UNESCO’s General Conference in 2004-2005 entrusted UIL with conducting and disseminating research and practice on RVA. The Institute, in partnership with the French National Commission for UNESCO, held two international seminars on this issue, one on the ”Recognition of experiential learning: An international analysis” (2005), and the other on “Prospects for development in African countries” (2007). UIL’s synthesis report on recognition, validation and accreditation of non-formal and informal learning comprises 41 countries. The Belém Framework for Action adopted at the Sixth International Conference on Adult Education (CONFINTEA VI), held in Brazil in December 2009, affirmed the importance of lifelong learning and recommended developing and improving structures and mechanisms for the recognition of all forms of learning.

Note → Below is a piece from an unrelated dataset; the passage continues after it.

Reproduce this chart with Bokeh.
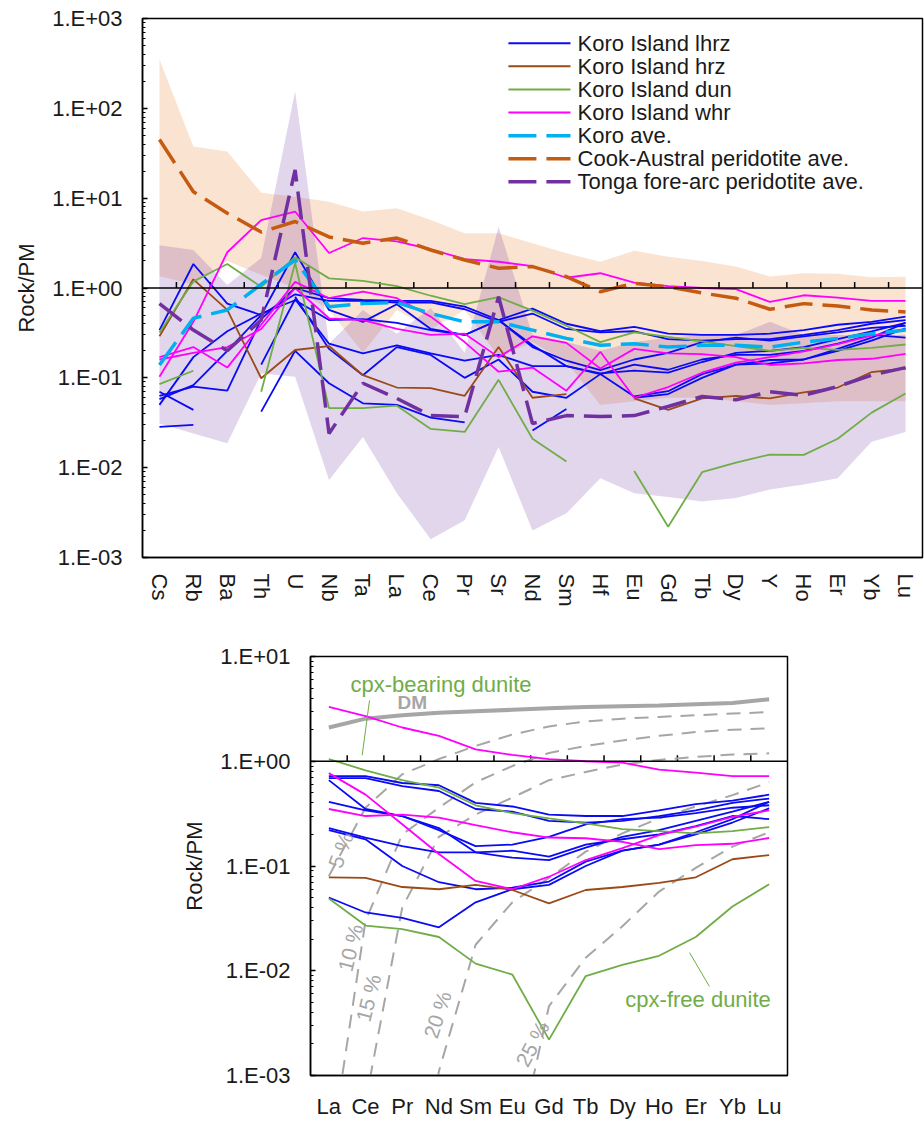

Building on this process, UIL, in partnership with the Centre for Lifelong Learning Strategies (ECI) of INHolland University in the Netherlands, and with the French National Commission for UNESCO, is organizing an International Meeting on “Linking recognition practices to qualifications frameworks: North-South collaborative research”, to be held on 11 and 12 March 2010. The aim of this meeting is to arrive at a better understanding of issues on policy and practice surrounding RVA, and how they are linked to qualifications frameworks in different national contexts. A research network will be established and a research programme developed. The research programme will promote and strengthen research and institutional capacities by facilitating collaborative North-South exchanges between countries with an RVA system already established and embedded in overarching lifelong learning strategies and the countries that have an interest in developing recognition practices and mechanisms, and linkages with national qualifications frameworks (NQFs).


On the first day of the meeting, different perspectives on RVA-NQF linkages will be explored, covering national and regional perspectives as well as different themes such as the implementation and impact of NQFs on skills development and the different approaches to the recognition of non-formal and informal learning outcomes. The value of RVA for the European Qualifications Framework will also be discussed. On the second day, there will be discussion and debate on the design and implementation of the research programme, including the benchmarking of national lifelong learning systems on recognition practices and qualifications frameworks.


The 30 participants at the meeting will include experts and officials from UNESCO Member States from all world regions, as well as experts from UIL’s Interagency Advisory Group, comprising the International Labour Organisation (ILO), the Organisation for Economic Cooperation and Development (OECD), the European Centre for the Development of Vocational Training (CEDEFOP), the European Union (EU), the European Training Foundation (ETF), the Norwegian Institute for Adult Learning (VOX), the Association for the Development of Education in Africa (ADEA), and the French National Commission for UNESCO.